── COLLECTED DATA ──

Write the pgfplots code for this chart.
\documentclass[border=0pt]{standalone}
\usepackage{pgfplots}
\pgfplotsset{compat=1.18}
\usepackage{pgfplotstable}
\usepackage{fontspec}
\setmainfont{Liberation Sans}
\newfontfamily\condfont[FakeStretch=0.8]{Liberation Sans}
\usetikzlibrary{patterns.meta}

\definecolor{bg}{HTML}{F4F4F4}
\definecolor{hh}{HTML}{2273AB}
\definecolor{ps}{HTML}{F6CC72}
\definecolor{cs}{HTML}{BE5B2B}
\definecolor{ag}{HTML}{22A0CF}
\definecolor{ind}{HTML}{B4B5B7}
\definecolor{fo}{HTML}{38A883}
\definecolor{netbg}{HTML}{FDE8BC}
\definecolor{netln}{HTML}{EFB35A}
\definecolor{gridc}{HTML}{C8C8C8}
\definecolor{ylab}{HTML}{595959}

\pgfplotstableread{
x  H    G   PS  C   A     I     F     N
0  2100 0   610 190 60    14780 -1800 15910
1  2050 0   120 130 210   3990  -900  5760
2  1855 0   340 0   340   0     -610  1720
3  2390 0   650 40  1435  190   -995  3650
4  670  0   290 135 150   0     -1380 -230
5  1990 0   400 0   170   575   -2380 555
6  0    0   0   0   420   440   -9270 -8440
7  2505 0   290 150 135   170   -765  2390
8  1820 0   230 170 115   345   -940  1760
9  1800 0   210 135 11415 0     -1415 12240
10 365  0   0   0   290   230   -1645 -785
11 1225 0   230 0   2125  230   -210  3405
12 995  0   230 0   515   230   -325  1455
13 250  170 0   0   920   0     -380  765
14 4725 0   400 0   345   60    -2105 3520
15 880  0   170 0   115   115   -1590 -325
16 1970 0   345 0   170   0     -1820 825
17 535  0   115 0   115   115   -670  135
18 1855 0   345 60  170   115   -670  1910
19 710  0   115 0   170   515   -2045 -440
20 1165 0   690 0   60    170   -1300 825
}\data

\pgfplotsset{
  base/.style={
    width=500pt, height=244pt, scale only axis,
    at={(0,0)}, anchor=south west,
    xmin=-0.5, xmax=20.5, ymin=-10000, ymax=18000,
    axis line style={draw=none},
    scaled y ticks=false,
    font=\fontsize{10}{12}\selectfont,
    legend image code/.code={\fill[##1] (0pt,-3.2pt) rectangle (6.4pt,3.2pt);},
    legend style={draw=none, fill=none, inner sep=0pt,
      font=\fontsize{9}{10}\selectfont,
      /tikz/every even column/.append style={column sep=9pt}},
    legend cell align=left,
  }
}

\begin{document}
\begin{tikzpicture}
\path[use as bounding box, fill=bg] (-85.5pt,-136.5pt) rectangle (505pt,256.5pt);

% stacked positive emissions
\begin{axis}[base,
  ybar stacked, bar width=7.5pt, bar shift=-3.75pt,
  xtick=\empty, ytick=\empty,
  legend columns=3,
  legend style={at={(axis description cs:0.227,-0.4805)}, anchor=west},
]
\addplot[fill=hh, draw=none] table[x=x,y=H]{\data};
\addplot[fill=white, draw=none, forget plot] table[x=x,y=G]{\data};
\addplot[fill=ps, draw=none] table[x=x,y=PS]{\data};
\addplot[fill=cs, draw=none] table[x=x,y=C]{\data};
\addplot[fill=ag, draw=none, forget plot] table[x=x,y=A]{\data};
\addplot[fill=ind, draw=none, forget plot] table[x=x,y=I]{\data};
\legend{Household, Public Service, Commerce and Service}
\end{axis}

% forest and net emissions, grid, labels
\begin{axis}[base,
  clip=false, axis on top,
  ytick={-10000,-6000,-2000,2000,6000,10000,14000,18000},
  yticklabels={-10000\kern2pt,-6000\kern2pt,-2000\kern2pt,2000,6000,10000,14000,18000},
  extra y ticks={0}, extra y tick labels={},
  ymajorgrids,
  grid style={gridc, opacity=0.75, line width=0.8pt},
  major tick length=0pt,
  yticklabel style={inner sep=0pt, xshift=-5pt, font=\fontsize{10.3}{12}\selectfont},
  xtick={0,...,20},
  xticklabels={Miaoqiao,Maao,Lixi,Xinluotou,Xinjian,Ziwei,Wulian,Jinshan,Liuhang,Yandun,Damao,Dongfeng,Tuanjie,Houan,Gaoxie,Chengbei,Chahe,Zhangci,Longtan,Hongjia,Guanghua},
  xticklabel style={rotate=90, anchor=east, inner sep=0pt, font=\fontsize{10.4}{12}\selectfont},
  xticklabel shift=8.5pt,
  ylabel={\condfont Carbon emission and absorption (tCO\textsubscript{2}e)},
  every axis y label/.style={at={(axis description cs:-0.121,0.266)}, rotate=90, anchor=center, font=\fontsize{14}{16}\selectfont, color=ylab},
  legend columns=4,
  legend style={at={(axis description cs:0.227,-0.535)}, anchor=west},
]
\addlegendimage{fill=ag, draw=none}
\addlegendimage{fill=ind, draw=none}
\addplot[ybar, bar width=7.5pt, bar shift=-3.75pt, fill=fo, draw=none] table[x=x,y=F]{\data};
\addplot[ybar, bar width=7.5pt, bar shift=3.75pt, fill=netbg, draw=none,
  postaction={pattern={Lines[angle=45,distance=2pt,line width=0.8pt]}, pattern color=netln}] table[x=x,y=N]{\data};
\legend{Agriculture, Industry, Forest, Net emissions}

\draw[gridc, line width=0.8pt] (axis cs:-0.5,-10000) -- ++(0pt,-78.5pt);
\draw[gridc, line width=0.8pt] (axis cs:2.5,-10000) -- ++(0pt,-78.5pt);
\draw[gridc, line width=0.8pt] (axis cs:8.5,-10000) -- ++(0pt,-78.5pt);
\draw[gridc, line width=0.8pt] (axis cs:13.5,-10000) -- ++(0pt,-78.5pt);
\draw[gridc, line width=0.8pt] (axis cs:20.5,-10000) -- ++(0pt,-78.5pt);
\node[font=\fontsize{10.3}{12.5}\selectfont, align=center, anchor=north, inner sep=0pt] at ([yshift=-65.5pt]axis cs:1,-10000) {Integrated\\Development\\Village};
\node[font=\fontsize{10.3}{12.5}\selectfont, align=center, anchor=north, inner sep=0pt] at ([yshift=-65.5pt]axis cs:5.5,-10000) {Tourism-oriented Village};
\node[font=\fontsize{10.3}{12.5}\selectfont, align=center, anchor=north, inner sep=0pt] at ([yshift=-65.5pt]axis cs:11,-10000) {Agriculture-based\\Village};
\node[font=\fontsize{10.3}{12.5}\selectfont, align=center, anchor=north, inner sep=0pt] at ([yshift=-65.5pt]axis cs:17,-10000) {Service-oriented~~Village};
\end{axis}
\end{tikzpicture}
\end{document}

───

• TO DO:
Each line must be given again exactly as written above.

• TASK ANSWER:
Write the pgfplots code for this chart.
\documentclass[border=0pt]{standalone}
\usepackage{pgfplots}
\pgfplotsset{compat=1.18}
\usepackage{pgfplotstable}
\usepackage{fontspec}
\setmainfont{Liberation Sans}
\newfontfamily\condfont[FakeStretch=0.8]{Liberation Sans}
\usetikzlibrary{patterns.meta}

\definecolor{bg}{HTML}{F4F4F4}
\definecolor{hh}{HTML}{2273AB}
\definecolor{ps}{HTML}{F6CC72}
\definecolor{cs}{HTML}{BE5B2B}
\definecolor{ag}{HTML}{22A0CF}
\definecolor{ind}{HTML}{B4B5B7}
\definecolor{fo}{HTML}{38A883}
\definecolor{netbg}{HTML}{FDE8BC}
\definecolor{netln}{HTML}{EFB35A}
\definecolor{gridc}{HTML}{C8C8C8}
\definecolor{ylab}{HTML}{595959}

\pgfplotstableread{
x  H    G   PS  C   A     I     F     N
0  2100 0   610 190 60    14780 -1800 15910
1  2050 0   120 130 210   3990  -900  5760
2  1855 0   340 0   340   0     -610  1720
3  2390 0   650 40  1435  190   -995  3650
4  670  0   290 135 150   0     -1380 -230
5  1990 0   400 0   170   575   -2380 555
6  0    0   0   0   420   440   -9270 -8440
7  2505 0   290 150 135   170   -765  2390
8  1820 0   230 170 115   345   -940  1760
9  1800 0   210 135 11415 0     -1415 12240
10 365  0   0   0   290   230   -1645 -785
11 1225 0   230 0   2125  230   -210  3405
12 995  0   230 0   515   230   -325  1455
13 250  170 0   0   920   0     -380  765
14 4725 0   400 0   345   60    -2105 3520
15 880  0   170 0   115   115   -1590 -325
16 1970 0   345 0   170   0     -1820 825
17 535  0   115 0   115   115   -670  135
18 1855 0   345 60  170   115   -670  1910
19 710  0   115 0   170   515   -2045 -440
20 1165 0   690 0   60    170   -1300 825
}\data

\pgfplotsset{
  base/.style={
    width=500pt, height=244pt, scale only axis,
    at={(0,0)}, anchor=south west,
    xmin=-0.5, xmax=20.5, ymin=-10000, ymax=18000,
    axis line style={draw=none},
    scaled y ticks=false,
    font=\fontsize{10}{12}\selectfont,
    legend image code/.code={\fill[##1] (0pt,-3.2pt) rectangle (6.4pt,3.2pt);},
    legend style={draw=none, fill=none, inner sep=0pt,
      font=\fontsize{9}{10}\selectfont,
      /tikz/every even column/.append style={column sep=9pt}},
    legend cell align=left,
  }
}

\begin{document}
\begin{tikzpicture}
\path[use as bounding box, fill=bg] (-85.5pt,-136.5pt) rectangle (505pt,256.5pt);

% stacked positive emissions
\begin{axis}[base,
  ybar stacked, bar width=7.5pt, bar shift=-3.75pt,
  xtick=\empty, ytick=\empty,
  legend columns=3,
  legend style={at={(axis description cs:0.227,-0.4805)}, anchor=west},
]
\addplot[fill=hh, draw=none] table[x=x,y=H]{\data};
\addplot[fill=white, draw=none, forget plot] table[x=x,y=G]{\data};
\addplot[fill=ps, draw=none] table[x=x,y=PS]{\data};
\addplot[fill=cs, draw=none] table[x=x,y=C]{\data};
\addplot[fill=ag, draw=none, forget plot] table[x=x,y=A]{\data};
\addplot[fill=ind, draw=none, forget plot] table[x=x,y=I]{\data};
\legend{Household, Public Service, Commerce and Service}
\end{axis}

% forest and net emissions, grid, labels
\begin{axis}[base,
  clip=false, axis on top,
  ytick={-10000,-6000,-2000,2000,6000,10000,14000,18000},
  yticklabels={-10000\kern2pt,-6000\kern2pt,-2000\kern2pt,2000,6000,10000,14000,18000},
  extra y ticks={0}, extra y tick labels={},
  ymajorgrids,
  grid style={gridc, opacity=0.75, line width=0.8pt},
  major tick length=0pt,
  yticklabel style={inner sep=0pt, xshift=-5pt, font=\fontsize{10.3}{12}\selectfont},
  xtick={0,...,20},
  xticklabels={Miaoqiao,Maao,Lixi,Xinluotou,Xinjian,Ziwei,Wulian,Jinshan,Liuhang,Yandun,Damao,Dongfeng,Tuanjie,Houan,Gaoxie,Chengbei,Chahe,Zhangci,Longtan,Hongjia,Guanghua},
  xticklabel style={rotate=90, anchor=east, inner sep=0pt, font=\fontsize{10.4}{12}\selectfont},
  xticklabel shift=8.5pt,
  ylabel={\condfont Carbon emission and absorption (tCO\textsubscript{2}e)},
  every axis y label/.style={at={(axis description cs:-0.121,0.266)}, rotate=90, anchor=center, font=\fontsize{14}{16}\selectfont, color=ylab},
  legend columns=4,
  legend style={at={(axis description cs:0.227,-0.535)}, anchor=west},
]
\addlegendimage{fill=ag, draw=none}
\addlegendimage{fill=ind, draw=none}
\addplot[ybar, bar width=7.5pt, bar shift=-3.75pt, fill=fo, draw=none] table[x=x,y=F]{\data};
\addplot[ybar, bar width=7.5pt, bar shift=3.75pt, fill=netbg, draw=none,
  postaction={pattern={Lines[angle=45,distance=2pt,line width=0.8pt]}, pattern color=netln}] table[x=x,y=N]{\data};
\legend{Agriculture, Industry, Forest, Net emissions}

\draw[gridc, line width=0.8pt] (axis cs:-0.5,-10000) -- ++(0pt,-78.5pt);
\draw[gridc, line width=0.8pt] (axis cs:2.5,-10000) -- ++(0pt,-78.5pt);
\draw[gridc, line width=0.8pt] (axis cs:8.5,-10000) -- ++(0pt,-78.5pt);
\draw[gridc, line width=0.8pt] (axis cs:13.5,-10000) -- ++(0pt,-78.5pt);
\draw[gridc, line width=0.8pt] (axis cs:20.5,-10000) -- ++(0pt,-78.5pt);
\node[font=\fontsize{10.3}{12.5}\selectfont, align=center, anchor=north, inner sep=0pt] at ([yshift=-65.5pt]axis cs:1,-10000) {Integrated\\Development\\Village};
\node[font=\fontsize{10.3}{12.5}\selectfont, align=center, anchor=north, inner sep=0pt] at ([yshift=-65.5pt]axis cs:5.5,-10000) {Tourism-oriented Village};
\node[font=\fontsize{10.3}{12.5}\selectfont, align=center, anchor=north, inner sep=0pt] at ([yshift=-65.5pt]axis cs:11,-10000) {Agriculture-based\\Village};
\node[font=\fontsize{10.3}{12.5}\selectfont, align=center, anchor=north, inner sep=0pt] at ([yshift=-65.5pt]axis cs:17,-10000) {Service-oriented~~Village};
\end{axis}
\end{tikzpicture}
\end{document}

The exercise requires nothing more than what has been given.